>> START Extracted information
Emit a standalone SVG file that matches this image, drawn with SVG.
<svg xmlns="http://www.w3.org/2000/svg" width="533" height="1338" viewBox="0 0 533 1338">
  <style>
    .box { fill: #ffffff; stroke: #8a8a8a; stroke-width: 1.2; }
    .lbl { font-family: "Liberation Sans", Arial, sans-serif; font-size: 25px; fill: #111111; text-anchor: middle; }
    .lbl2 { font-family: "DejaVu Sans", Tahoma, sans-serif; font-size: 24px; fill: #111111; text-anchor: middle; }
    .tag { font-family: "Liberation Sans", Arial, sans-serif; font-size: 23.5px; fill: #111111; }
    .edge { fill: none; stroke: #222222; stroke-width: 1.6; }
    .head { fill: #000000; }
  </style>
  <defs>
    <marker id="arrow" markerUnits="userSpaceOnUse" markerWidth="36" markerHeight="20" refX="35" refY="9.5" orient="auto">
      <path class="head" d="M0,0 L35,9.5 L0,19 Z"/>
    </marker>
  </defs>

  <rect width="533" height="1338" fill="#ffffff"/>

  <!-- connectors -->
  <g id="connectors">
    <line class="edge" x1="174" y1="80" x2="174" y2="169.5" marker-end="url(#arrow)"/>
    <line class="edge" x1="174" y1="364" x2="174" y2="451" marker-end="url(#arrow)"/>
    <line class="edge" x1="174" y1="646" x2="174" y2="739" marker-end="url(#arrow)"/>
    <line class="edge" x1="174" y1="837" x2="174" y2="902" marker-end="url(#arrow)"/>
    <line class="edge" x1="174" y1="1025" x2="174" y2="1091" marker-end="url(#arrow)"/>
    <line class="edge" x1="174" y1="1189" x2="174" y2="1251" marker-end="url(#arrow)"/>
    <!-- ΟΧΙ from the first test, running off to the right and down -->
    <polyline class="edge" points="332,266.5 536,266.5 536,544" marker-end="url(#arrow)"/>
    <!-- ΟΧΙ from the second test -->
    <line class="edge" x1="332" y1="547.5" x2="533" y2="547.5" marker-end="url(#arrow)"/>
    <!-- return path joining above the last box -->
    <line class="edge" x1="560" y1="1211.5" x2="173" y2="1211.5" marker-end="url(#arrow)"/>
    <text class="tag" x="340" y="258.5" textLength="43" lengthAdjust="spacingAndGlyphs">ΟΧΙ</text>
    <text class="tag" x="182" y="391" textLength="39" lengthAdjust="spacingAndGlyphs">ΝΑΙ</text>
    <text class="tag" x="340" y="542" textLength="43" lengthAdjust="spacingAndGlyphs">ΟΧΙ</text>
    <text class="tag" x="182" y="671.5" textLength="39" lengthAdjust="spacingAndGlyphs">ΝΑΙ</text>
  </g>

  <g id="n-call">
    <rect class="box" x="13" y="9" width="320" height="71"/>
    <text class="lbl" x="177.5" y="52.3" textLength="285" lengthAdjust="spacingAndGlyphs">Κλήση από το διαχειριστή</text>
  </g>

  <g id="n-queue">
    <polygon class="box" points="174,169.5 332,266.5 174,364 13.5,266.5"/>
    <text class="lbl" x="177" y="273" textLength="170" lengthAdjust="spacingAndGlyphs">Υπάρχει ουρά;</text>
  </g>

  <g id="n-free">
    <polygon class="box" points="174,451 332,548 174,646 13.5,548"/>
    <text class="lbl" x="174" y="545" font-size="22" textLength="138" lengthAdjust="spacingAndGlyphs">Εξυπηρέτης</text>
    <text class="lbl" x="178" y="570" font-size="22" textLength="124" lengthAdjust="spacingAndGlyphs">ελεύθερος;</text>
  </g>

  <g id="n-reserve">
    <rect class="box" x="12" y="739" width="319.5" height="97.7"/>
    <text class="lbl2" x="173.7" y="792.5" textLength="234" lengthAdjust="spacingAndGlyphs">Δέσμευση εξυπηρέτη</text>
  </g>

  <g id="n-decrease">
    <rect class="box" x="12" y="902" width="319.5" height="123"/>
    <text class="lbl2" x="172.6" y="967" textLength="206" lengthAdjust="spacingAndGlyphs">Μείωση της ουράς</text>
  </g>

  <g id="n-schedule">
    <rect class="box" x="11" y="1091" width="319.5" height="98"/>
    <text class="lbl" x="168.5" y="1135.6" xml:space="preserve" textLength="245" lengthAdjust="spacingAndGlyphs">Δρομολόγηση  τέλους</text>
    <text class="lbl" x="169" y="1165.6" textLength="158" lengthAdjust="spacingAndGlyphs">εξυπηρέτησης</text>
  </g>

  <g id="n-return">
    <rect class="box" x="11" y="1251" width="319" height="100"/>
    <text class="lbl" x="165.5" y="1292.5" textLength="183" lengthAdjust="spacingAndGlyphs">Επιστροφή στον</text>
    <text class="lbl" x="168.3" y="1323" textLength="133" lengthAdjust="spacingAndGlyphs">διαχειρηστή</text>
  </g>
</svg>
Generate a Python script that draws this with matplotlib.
>> END Extracted information
- [Directions for this task]:
Write an exact transcription of every entry above.

- [Exercise answer]:
Emit a standalone SVG file that matches this image, drawn with SVG.
<svg xmlns="http://www.w3.org/2000/svg" width="533" height="1338" viewBox="0 0 533 1338">
  <style>
    .box { fill: #ffffff; stroke: #8a8a8a; stroke-width: 1.2; }
    .lbl { font-family: "Liberation Sans", Arial, sans-serif; font-size: 25px; fill: #111111; text-anchor: middle; }
    .lbl2 { font-family: "DejaVu Sans", Tahoma, sans-serif; font-size: 24px; fill: #111111; text-anchor: middle; }
    .tag { font-family: "Liberation Sans", Arial, sans-serif; font-size: 23.5px; fill: #111111; }
    .edge { fill: none; stroke: #222222; stroke-width: 1.6; }
    .head { fill: #000000; }
  </style>
  <defs>
    <marker id="arrow" markerUnits="userSpaceOnUse" markerWidth="36" markerHeight="20" refX="35" refY="9.5" orient="auto">
      <path class="head" d="M0,0 L35,9.5 L0,19 Z"/>
    </marker>
  </defs>

  <rect width="533" height="1338" fill="#ffffff"/>

  <!-- connectors -->
  <g id="connectors">
    <line class="edge" x1="174" y1="80" x2="174" y2="169.5" marker-end="url(#arrow)"/>
    <line class="edge" x1="174" y1="364" x2="174" y2="451" marker-end="url(#arrow)"/>
    <line class="edge" x1="174" y1="646" x2="174" y2="739" marker-end="url(#arrow)"/>
    <line class="edge" x1="174" y1="837" x2="174" y2="902" marker-end="url(#arrow)"/>
    <line class="edge" x1="174" y1="1025" x2="174" y2="1091" marker-end="url(#arrow)"/>
    <line class="edge" x1="174" y1="1189" x2="174" y2="1251" marker-end="url(#arrow)"/>
    <!-- ΟΧΙ from the first test, running off to the right and down -->
    <polyline class="edge" points="332,266.5 536,266.5 536,544" marker-end="url(#arrow)"/>
    <!-- ΟΧΙ from the second test -->
    <line class="edge" x1="332" y1="547.5" x2="533" y2="547.5" marker-end="url(#arrow)"/>
    <!-- return path joining above the last box -->
    <line class="edge" x1="560" y1="1211.5" x2="173" y2="1211.5" marker-end="url(#arrow)"/>
    <text class="tag" x="340" y="258.5" textLength="43" lengthAdjust="spacingAndGlyphs">ΟΧΙ</text>
    <text class="tag" x="182" y="391" textLength="39" lengthAdjust="spacingAndGlyphs">ΝΑΙ</text>
    <text class="tag" x="340" y="542" textLength="43" lengthAdjust="spacingAndGlyphs">ΟΧΙ</text>
    <text class="tag" x="182" y="671.5" textLength="39" lengthAdjust="spacingAndGlyphs">ΝΑΙ</text>
  </g>

  <g id="n-call">
    <rect class="box" x="13" y="9" width="320" height="71"/>
    <text class="lbl" x="177.5" y="52.3" textLength="285" lengthAdjust="spacingAndGlyphs">Κλήση από το διαχειριστή</text>
  </g>

  <g id="n-queue">
    <polygon class="box" points="174,169.5 332,266.5 174,364 13.5,266.5"/>
    <text class="lbl" x="177" y="273" textLength="170" lengthAdjust="spacingAndGlyphs">Υπάρχει ουρά;</text>
  </g>

  <g id="n-free">
    <polygon class="box" points="174,451 332,548 174,646 13.5,548"/>
    <text class="lbl" x="174" y="545" font-size="22" textLength="138" lengthAdjust="spacingAndGlyphs">Εξυπηρέτης</text>
    <text class="lbl" x="178" y="570" font-size="22" textLength="124" lengthAdjust="spacingAndGlyphs">ελεύθερος;</text>
  </g>

  <g id="n-reserve">
    <rect class="box" x="12" y="739" width="319.5" height="97.7"/>
    <text class="lbl2" x="173.7" y="792.5" textLength="234" lengthAdjust="spacingAndGlyphs">Δέσμευση εξυπηρέτη</text>
  </g>

  <g id="n-decrease">
    <rect class="box" x="12" y="902" width="319.5" height="123"/>
    <text class="lbl2" x="172.6" y="967" textLength="206" lengthAdjust="spacingAndGlyphs">Μείωση της ουράς</text>
  </g>

  <g id="n-schedule">
    <rect class="box" x="11" y="1091" width="319.5" height="98"/>
    <text class="lbl" x="168.5" y="1135.6" xml:space="preserve" textLength="245" lengthAdjust="spacingAndGlyphs">Δρομολόγηση  τέλους</text>
    <text class="lbl" x="169" y="1165.6" textLength="158" lengthAdjust="spacingAndGlyphs">εξυπηρέτησης</text>
  </g>

  <g id="n-return">
    <rect class="box" x="11" y="1251" width="319" height="100"/>
    <text class="lbl" x="165.5" y="1292.5" textLength="183" lengthAdjust="spacingAndGlyphs">Επιστροφή στον</text>
    <text class="lbl" x="168.3" y="1323" textLength="133" lengthAdjust="spacingAndGlyphs">διαχειρηστή</text>
  </g>
</svg>
Generate a Python script that draws this with matplotlib.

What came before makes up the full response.